US universities increasingly value AP Capstone, particularly at the most selective tier. Admissions officers at Stanford, Yale, Harvard and similar universities have publicly confirmed that the Capstone Diploma is read as a strong signal of independent research capability. Some universities (Yale, Princeton, Northeastern, Tulane among others) explicitly award college credit for AP Seminar and AP Research scores of 4 or 5. Many state flagships do the same.

For UK universities, the Capstone Diploma is less central but increasingly recognised. UCAS includes AP Capstone as a tariff-bearing qualification. Universities such as Edinburgh, Manchester, KCL and LSE have confirmed that Capstone strengthens applications, particularly when the student is applying to research-leaning courses or to social sciences. The Russell Group as a whole is still working through how Capstone fits next to A Levels and the EPQ. For European universities the picture varies by country; expect strong recognition in the Netherlands and Scandinavia and patchier recognition in France and Germany.

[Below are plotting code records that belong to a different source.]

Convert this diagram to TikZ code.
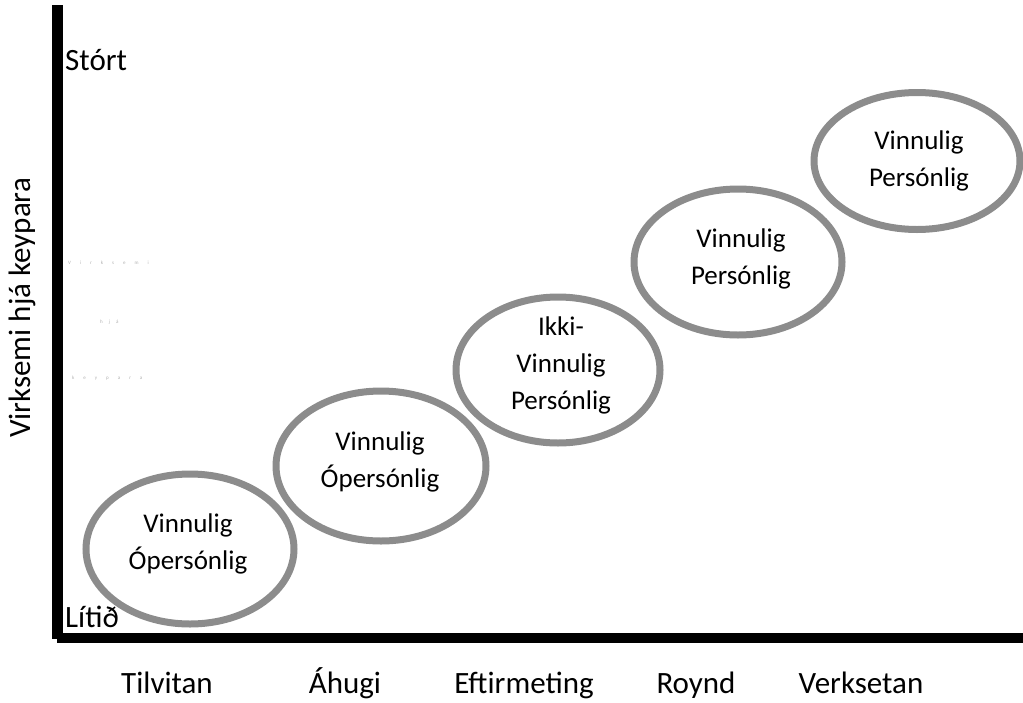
\documentclass[tikz,border=0pt]{standalone}
\usepackage{fontspec}
\setmainfont{Carlito}
\usetikzlibrary{shapes.geometric}
\definecolor{ringgray}{HTML}{8C8C8C}
\definecolor{ghost}{HTML}{B0B0B0}
\tikzset{
  ring/.style={draw=ringgray, line width=7pt, ellipse, inner sep=0pt},
  ringtext/.style={align=center, font=\fontsize{27}{37}\selectfont, inner sep=0pt},
  axislabel/.style={font=\fontsize{31}{37}\selectfont, inner sep=0pt},
  ghosttext/.style={text=ghost, font=\fontsize{5}{6}\selectfont, inner sep=0pt, anchor=west}
}
\begin{document}
\begin{tikzpicture}[x=1pt, y=-1pt]
\useasboundingbox (0,0) rectangle (1023,702);
% axes
\fill[black] (52,5) rectangle (63,639);
\fill[black] (57,633) rectangle (1023,643);
% ghost marks
\node[ghosttext] (g1) at (68,263) {V\hspace{9pt}i\hspace{9pt}r\hspace{9pt}k\hspace{9pt}s\hspace{9pt}e\hspace{9pt}m\hspace{9pt}i};
\node[ghosttext] (g2) at (100,322) {h\hspace{6pt}j\hspace{6pt}á};
\node[ghosttext] (g3) at (72,378) {k\hspace{9pt}e\hspace{9pt}y\hspace{9pt}p\hspace{9pt}a\hspace{9pt}r\hspace{9pt}a};
% rings
\node[ring, minimum width=208pt, minimum height=150pt] (e1) at (190,549) {};
\node[ring, minimum width=210pt, minimum height=150pt] (e2) at (381,466) {};
\node[ring, minimum width=204pt, minimum height=146pt] (e3) at (558,370) {};
\node[ring, minimum width=208pt, minimum height=146pt] (e4) at (738,262) {};
\node[ring, minimum width=206pt, minimum height=137pt] (e5) at (917,161) {};
% ring texts
\node[ringtext] (t1) at (188,544) {Vinnulig\\Ópersónlig};
\node[ringtext] (t2) at (380,462) {Vinnulig\\Ópersónlig};
\node[ringtext] (t3) at (561,365) {Ikki-\\Vinnulig\\Persónlig};
\node[ringtext] (t4) at (741,259) {Vinnulig\\Persónlig};
\node[ringtext] (t5) at (919,161) {Vinnulig\\Persónlig};
% axis texts
\node[axislabel, anchor=west] (big) at (65,60) {Stórt};
\node[axislabel, anchor=west] (small) at (65,617) {Lítið};
\node[axislabel, rotate=90] (ylab) at (22,308) {Virksemi hjá keypara};
\node[axislabel, anchor=base] (x1) at (167,693) {Tilvitan};
\node[axislabel, anchor=base] (x2) at (345,693) {Áhugi};
\node[axislabel, anchor=base] (x3) at (524,693) {Eftirmeting};
\node[axislabel, anchor=base] (x4) at (696,693) {Roynd};
\node[axislabel, anchor=base] (x5) at (861,693) {Verksetan};
\end{tikzpicture}
\end{document}
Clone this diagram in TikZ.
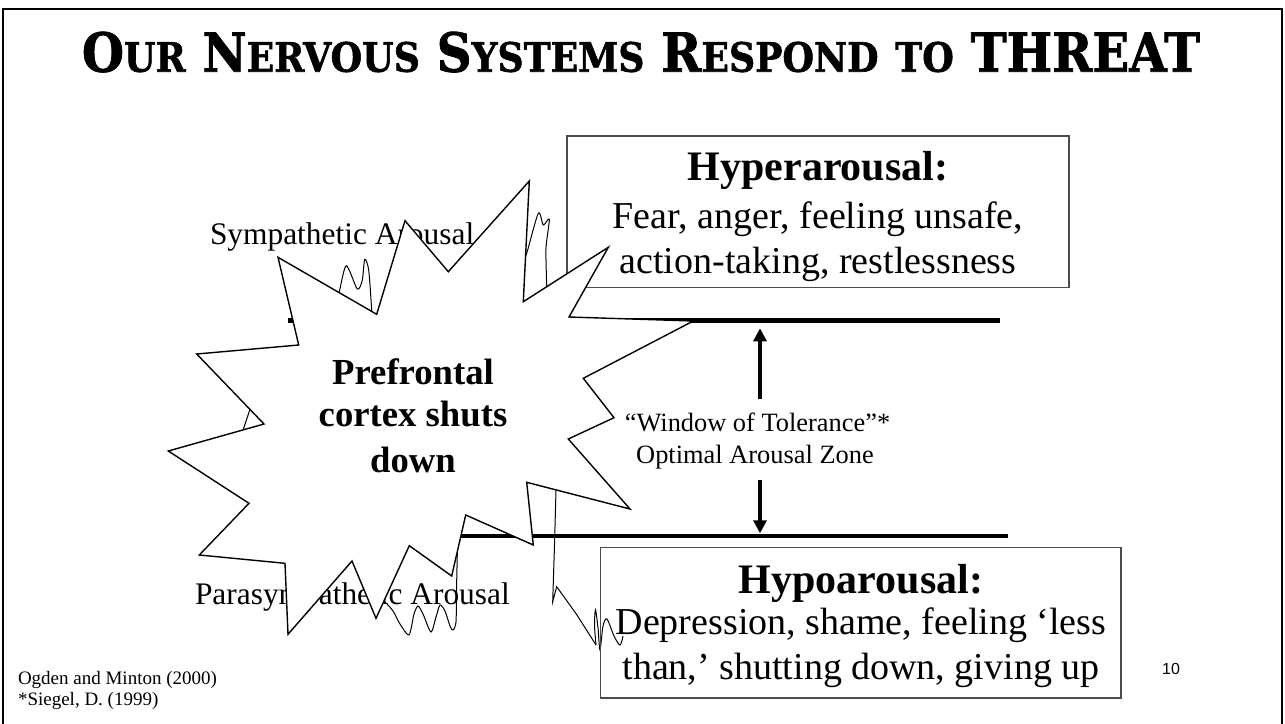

Is it worth it for your child?

AP Capstone adds two courses, two AP exam fees (USD 99 each in 2026), and a significant time commitment across two years. The 4,000 to 5,000 word research paper is a serious piece of work. For a child who is academically self-directed, interested in research and likely to apply to selective US universities, Capstone is one of the single most valuable additions to the transcript. The research skills carry across to undergraduate life; the diploma signals capability beyond AP subject content; and the experience of running an extended piece of work to completion is itself formative.

For a child who is overloaded already, less academically self-directed, or applying primarily to less selective universities, Capstone is less essential. Six strong AP subject scores plus a normal high school transcript will get a competent applicant into a strong state flagship or liberal arts college. Capstone is the differentiator at the top of the spectrum, not the entry ticket to the middle of it. For comparison with AP credit policies more broadly, see our AP credit by US university piece.

The other consideration is the school. Capstone is delivered well only at schools that invest seriously in the supervising teacher. AP Research in particular requires a teacher able to coach independent inquiry across a range of disciplines, which is a meaningfully different skill from teaching content-heavy AP courses. Schools that have offered Capstone for five years or more usually have it embedded. Schools that introduced it last year may not yet have the supervisor experience to support a strong AP Research thesis. Ask the head of school how many years Capstone has run, what the score distribution looks like across cohorts, and whether the supervising teacher is permanent or rotating. The answer reveals whether the programme is genuinely set up to add value to your child's transcript or is being listed mostly to broaden the prospectus and tick a marketing box at the next open day.